### Task objective
Write out the listing below exactly, and omit any images you find in it.

### Data shown
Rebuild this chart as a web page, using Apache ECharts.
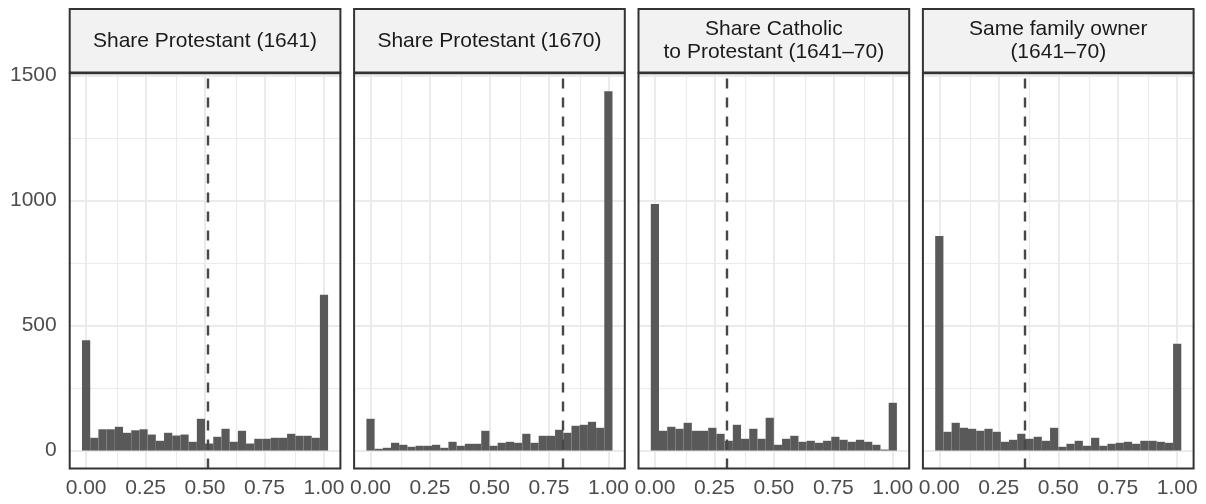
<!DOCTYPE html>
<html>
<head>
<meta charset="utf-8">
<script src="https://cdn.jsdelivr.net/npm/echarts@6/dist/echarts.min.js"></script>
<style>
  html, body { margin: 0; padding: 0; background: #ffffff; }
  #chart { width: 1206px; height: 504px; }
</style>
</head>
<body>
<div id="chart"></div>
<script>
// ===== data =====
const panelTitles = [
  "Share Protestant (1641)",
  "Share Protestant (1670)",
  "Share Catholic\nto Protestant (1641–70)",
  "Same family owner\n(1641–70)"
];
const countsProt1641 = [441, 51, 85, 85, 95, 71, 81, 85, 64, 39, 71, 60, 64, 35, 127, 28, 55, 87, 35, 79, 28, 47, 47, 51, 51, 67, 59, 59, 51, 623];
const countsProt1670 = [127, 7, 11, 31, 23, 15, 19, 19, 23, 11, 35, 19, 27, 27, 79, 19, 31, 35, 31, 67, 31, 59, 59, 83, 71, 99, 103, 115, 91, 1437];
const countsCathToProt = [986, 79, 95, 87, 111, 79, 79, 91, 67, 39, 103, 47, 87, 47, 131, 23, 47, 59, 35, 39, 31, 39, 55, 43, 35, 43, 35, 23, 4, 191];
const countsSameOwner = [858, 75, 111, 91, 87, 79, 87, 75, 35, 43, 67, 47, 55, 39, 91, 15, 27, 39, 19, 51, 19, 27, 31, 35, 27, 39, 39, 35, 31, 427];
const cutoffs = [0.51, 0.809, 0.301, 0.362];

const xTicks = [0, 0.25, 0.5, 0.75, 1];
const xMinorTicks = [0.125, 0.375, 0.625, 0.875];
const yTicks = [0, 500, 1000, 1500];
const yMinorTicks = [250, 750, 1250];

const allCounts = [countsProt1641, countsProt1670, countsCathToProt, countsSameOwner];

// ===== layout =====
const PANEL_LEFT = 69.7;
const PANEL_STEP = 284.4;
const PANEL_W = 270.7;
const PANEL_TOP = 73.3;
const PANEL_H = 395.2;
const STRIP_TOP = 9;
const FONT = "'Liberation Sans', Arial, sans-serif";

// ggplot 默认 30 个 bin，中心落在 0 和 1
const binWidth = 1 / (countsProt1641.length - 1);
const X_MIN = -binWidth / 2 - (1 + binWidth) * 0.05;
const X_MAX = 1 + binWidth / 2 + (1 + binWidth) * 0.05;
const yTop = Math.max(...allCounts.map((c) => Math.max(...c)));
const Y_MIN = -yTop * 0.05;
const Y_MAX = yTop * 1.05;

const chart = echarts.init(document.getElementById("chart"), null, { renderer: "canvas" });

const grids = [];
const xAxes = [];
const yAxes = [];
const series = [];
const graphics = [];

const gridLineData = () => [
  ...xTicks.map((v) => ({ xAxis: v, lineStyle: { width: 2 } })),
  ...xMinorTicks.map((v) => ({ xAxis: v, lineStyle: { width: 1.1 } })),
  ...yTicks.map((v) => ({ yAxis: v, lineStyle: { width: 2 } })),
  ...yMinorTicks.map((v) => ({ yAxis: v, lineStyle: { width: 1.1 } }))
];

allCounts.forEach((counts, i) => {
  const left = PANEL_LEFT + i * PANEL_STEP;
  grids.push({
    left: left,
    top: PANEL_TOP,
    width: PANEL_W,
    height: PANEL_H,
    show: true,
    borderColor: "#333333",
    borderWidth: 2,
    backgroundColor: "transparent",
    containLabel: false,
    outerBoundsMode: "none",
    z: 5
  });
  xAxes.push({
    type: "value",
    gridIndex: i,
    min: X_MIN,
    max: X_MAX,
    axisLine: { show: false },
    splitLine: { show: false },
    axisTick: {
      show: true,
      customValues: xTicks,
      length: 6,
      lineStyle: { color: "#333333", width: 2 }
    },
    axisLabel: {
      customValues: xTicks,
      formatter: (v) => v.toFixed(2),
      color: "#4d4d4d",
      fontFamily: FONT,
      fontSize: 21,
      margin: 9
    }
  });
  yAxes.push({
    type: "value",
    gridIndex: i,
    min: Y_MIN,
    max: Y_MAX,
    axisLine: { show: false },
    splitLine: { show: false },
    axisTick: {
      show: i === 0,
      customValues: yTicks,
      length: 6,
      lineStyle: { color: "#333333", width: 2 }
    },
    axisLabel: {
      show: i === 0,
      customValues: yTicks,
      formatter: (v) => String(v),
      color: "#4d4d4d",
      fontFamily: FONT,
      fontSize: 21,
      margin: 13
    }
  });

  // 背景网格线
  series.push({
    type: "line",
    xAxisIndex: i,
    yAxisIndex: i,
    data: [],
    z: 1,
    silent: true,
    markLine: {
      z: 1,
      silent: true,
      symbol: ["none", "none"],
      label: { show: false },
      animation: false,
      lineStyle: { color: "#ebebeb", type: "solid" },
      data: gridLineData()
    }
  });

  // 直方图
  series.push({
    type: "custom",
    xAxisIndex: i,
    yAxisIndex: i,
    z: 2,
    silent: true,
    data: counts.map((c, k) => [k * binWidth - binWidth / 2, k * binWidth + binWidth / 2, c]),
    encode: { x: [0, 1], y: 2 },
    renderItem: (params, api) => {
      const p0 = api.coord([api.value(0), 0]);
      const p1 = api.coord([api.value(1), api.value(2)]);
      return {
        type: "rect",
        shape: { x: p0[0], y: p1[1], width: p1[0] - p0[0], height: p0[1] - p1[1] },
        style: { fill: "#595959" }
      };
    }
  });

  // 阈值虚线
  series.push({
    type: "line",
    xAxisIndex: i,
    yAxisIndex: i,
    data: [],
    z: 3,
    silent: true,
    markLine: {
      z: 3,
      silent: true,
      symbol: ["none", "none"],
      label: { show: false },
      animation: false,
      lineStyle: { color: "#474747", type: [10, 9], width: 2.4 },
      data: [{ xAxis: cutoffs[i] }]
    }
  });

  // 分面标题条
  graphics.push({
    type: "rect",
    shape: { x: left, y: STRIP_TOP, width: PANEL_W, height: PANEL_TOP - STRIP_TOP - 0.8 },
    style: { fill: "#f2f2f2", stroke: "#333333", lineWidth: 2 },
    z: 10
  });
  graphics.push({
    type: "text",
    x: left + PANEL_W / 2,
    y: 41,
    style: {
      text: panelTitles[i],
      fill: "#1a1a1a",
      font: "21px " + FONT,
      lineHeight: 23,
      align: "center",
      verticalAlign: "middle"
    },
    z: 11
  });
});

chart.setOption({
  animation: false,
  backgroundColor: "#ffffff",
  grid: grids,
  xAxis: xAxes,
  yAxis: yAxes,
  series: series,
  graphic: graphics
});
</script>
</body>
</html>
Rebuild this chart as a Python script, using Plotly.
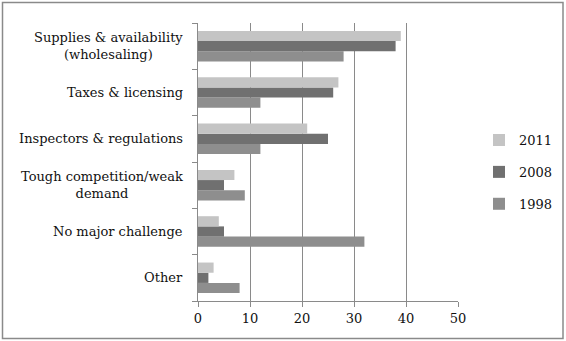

### Response to the task
Rebuild this chart as a web page, using Apache ECharts.
<!DOCTYPE html>
<html>
<head>
<meta charset="utf-8">
<script src="https://cdn.jsdelivr.net/npm/echarts@6/dist/echarts.min.js"></script>
<style>
  html, body { margin: 0; padding: 0; background: #ffffff; }
  #chart { width: 1206px; height: 504px; }
</style>
</head>
<body>
<div id="chart"></div>
<script>
// ===== data =====
const panelTitles = [
  "Share Protestant (1641)",
  "Share Protestant (1670)",
  "Share Catholic\nto Protestant (1641–70)",
  "Same family owner\n(1641–70)"
];
const countsProt1641 = [441, 51, 85, 85, 95, 71, 81, 85, 64, 39, 71, 60, 64, 35, 127, 28, 55, 87, 35, 79, 28, 47, 47, 51, 51, 67, 59, 59, 51, 623];
const countsProt1670 = [127, 7, 11, 31, 23, 15, 19, 19, 23, 11, 35, 19, 27, 27, 79, 19, 31, 35, 31, 67, 31, 59, 59, 83, 71, 99, 103, 115, 91, 1437];
const countsCathToProt = [986, 79, 95, 87, 111, 79, 79, 91, 67, 39, 103, 47, 87, 47, 131, 23, 47, 59, 35, 39, 31, 39, 55, 43, 35, 43, 35, 23, 4, 191];
const countsSameOwner = [858, 75, 111, 91, 87, 79, 87, 75, 35, 43, 67, 47, 55, 39, 91, 15, 27, 39, 19, 51, 19, 27, 31, 35, 27, 39, 39, 35, 31, 427];
const cutoffs = [0.51, 0.809, 0.301, 0.362];

const xTicks = [0, 0.25, 0.5, 0.75, 1];
const xMinorTicks = [0.125, 0.375, 0.625, 0.875];
const yTicks = [0, 500, 1000, 1500];
const yMinorTicks = [250, 750, 1250];

const allCounts = [countsProt1641, countsProt1670, countsCathToProt, countsSameOwner];

// ===== layout =====
const PANEL_LEFT = 69.7;
const PANEL_STEP = 284.4;
const PANEL_W = 270.7;
const PANEL_TOP = 73.3;
const PANEL_H = 395.2;
const STRIP_TOP = 9;
const FONT = "'Liberation Sans', Arial, sans-serif";

// ggplot 默认 30 个 bin，中心落在 0 和 1
const binWidth = 1 / (countsProt1641.length - 1);
const X_MIN = -binWidth / 2 - (1 + binWidth) * 0.05;
const X_MAX = 1 + binWidth / 2 + (1 + binWidth) * 0.05;
const yTop = Math.max(...allCounts.map((c) => Math.max(...c)));
const Y_MIN = -yTop * 0.05;
const Y_MAX = yTop * 1.05;

const chart = echarts.init(document.getElementById("chart"), null, { renderer: "canvas" });

const grids = [];
const xAxes = [];
const yAxes = [];
const series = [];
const graphics = [];

const gridLineData = () => [
  ...xTicks.map((v) => ({ xAxis: v, lineStyle: { width: 2 } })),
  ...xMinorTicks.map((v) => ({ xAxis: v, lineStyle: { width: 1.1 } })),
  ...yTicks.map((v) => ({ yAxis: v, lineStyle: { width: 2 } })),
  ...yMinorTicks.map((v) => ({ yAxis: v, lineStyle: { width: 1.1 } }))
];

allCounts.forEach((counts, i) => {
  const left = PANEL_LEFT + i * PANEL_STEP;
  grids.push({
    left: left,
    top: PANEL_TOP,
    width: PANEL_W,
    height: PANEL_H,
    show: true,
    borderColor: "#333333",
    borderWidth: 2,
    backgroundColor: "transparent",
    containLabel: false,
    outerBoundsMode: "none",
    z: 5
  });
  xAxes.push({
    type: "value",
    gridIndex: i,
    min: X_MIN,
    max: X_MAX,
    axisLine: { show: false },
    splitLine: { show: false },
    axisTick: {
      show: true,
      customValues: xTicks,
      length: 6,
      lineStyle: { color: "#333333", width: 2 }
    },
    axisLabel: {
      customValues: xTicks,
      formatter: (v) => v.toFixed(2),
      color: "#4d4d4d",
      fontFamily: FONT,
      fontSize: 21,
      margin: 9
    }
  });
  yAxes.push({
    type: "value",
    gridIndex: i,
    min: Y_MIN,
    max: Y_MAX,
    axisLine: { show: false },
    splitLine: { show: false },
    axisTick: {
      show: i === 0,
      customValues: yTicks,
      length: 6,
      lineStyle: { color: "#333333", width: 2 }
    },
    axisLabel: {
      show: i === 0,
      customValues: yTicks,
      formatter: (v) => String(v),
      color: "#4d4d4d",
      fontFamily: FONT,
      fontSize: 21,
      margin: 13
    }
  });

  // 背景网格线
  series.push({
    type: "line",
    xAxisIndex: i,
    yAxisIndex: i,
    data: [],
    z: 1,
    silent: true,
    markLine: {
      z: 1,
      silent: true,
      symbol: ["none", "none"],
      label: { show: false },
      animation: false,
      lineStyle: { color: "#ebebeb", type: "solid" },
      data: gridLineData()
    }
  });

  // 直方图
  series.push({
    type: "custom",
    xAxisIndex: i,
    yAxisIndex: i,
    z: 2,
    silent: true,
    data: counts.map((c, k) => [k * binWidth - binWidth / 2, k * binWidth + binWidth / 2, c]),
    encode: { x: [0, 1], y: 2 },
    renderItem: (params, api) => {
      const p0 = api.coord([api.value(0), 0]);
      const p1 = api.coord([api.value(1), api.value(2)]);
      return {
        type: "rect",
        shape: { x: p0[0], y: p1[1], width: p1[0] - p0[0], height: p0[1] - p1[1] },
        style: { fill: "#595959" }
      };
    }
  });

  // 阈值虚线
  series.push({
    type: "line",
    xAxisIndex: i,
    yAxisIndex: i,
    data: [],
    z: 3,
    silent: true,
    markLine: {
      z: 3,
      silent: true,
      symbol: ["none", "none"],
      label: { show: false },
      animation: false,
      lineStyle: { color: "#474747", type: [10, 9], width: 2.4 },
      data: [{ xAxis: cutoffs[i] }]
    }
  });

  // 分面标题条
  graphics.push({
    type: "rect",
    shape: { x: left, y: STRIP_TOP, width: PANEL_W, height: PANEL_TOP - STRIP_TOP - 0.8 },
    style: { fill: "#f2f2f2", stroke: "#333333", lineWidth: 2 },
    z: 10
  });
  graphics.push({
    type: "text",
    x: left + PANEL_W / 2,
    y: 41,
    style: {
      text: panelTitles[i],
      fill: "#1a1a1a",
      font: "21px " + FONT,
      lineHeight: 23,
      align: "center",
      verticalAlign: "middle"
    },
    z: 11
  });
});

chart.setOption({
  animation: false,
  backgroundColor: "#ffffff",
  grid: grids,
  xAxis: xAxes,
  yAxis: yAxes,
  series: series,
  graphic: graphics
});
</script>
</body>
</html>
Rebuild this chart as a Python script, using Plotly.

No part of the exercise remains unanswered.